La maîtrise d’une technique passe aussi par la connaissance des pièges à contourner.
Erreurs fréquentes à éviter en cuisine
Surcharger la poêle
C’est l’erreur la plus commune. Mettre trop d’oignons dans une poêle trop petite fait chuter drastiquement la température. L’humidité dégagée ne peut pas s’évaporer assez vite, et les oignons finissent par bouillir dans leur propre jus au lieu de rissoler. Pour une belle coloration, il est impératif de cuire les oignons en une seule couche fine au fond de la poêle. Si nécessaire, mieux vaut procéder en plusieurs fois.
Couper les morceaux de taille inégale
Une découpe irrégulière entraîne une cuisson inégale. Les petits morceaux vont brûler avant que les plus gros ne soient ne serait-ce que translucides. Prenez le temps de tailler vos oignons et votre ail de manière aussi uniforme que possible. Cela garantit que tous les morceaux cuiront au même rythme, pour un résultat homogène en goût et en texture.
Ajouter l’ail en même temps que l’oignon
Comme mentionné précédemment, l’ail cuit beaucoup plus rapidement que l’oignon. L’ajouter au début de la cuisson est la garantie de le voir brûler, ce qui libère des composés amers qui ruineront votre plat. La règle d’or : l’oignon a besoin de temps, l’ail a besoin d’attention. Attendez que les oignons soient presque cuits avant d’intégrer l’ail pour une courte durée.

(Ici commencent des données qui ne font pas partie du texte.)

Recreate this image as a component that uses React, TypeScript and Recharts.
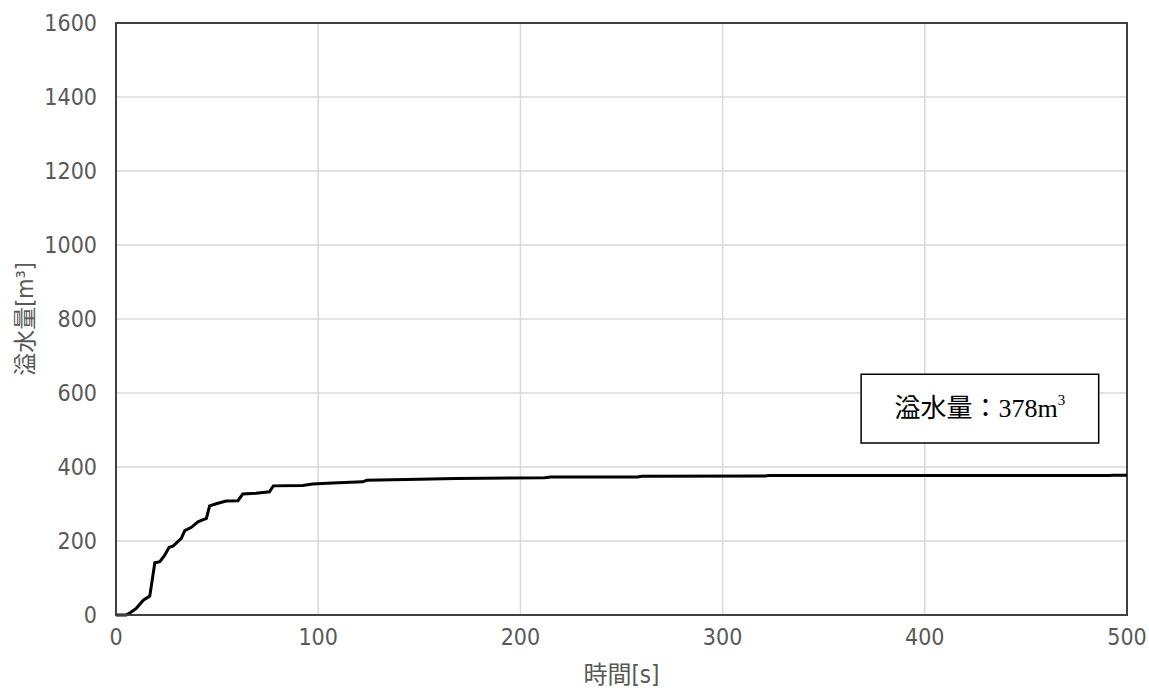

En somme, cette étape initiale de la cuisson de l’ail et de l’oignon est bien plus qu’une simple ligne dans une recette. C’est la pierre angulaire sur laquelle repose la complexité aromatique du plat. En maîtrisant la réaction de Maillard, en gérant la température avec patience et en évitant les erreurs courantes, tout cuisinier peut transformer un plat ordinaire en une préparation riche et profonde en saveurs. C’est dans ces détails techniques que réside souvent la différence entre une bonne cuisine et une cuisine mémorable.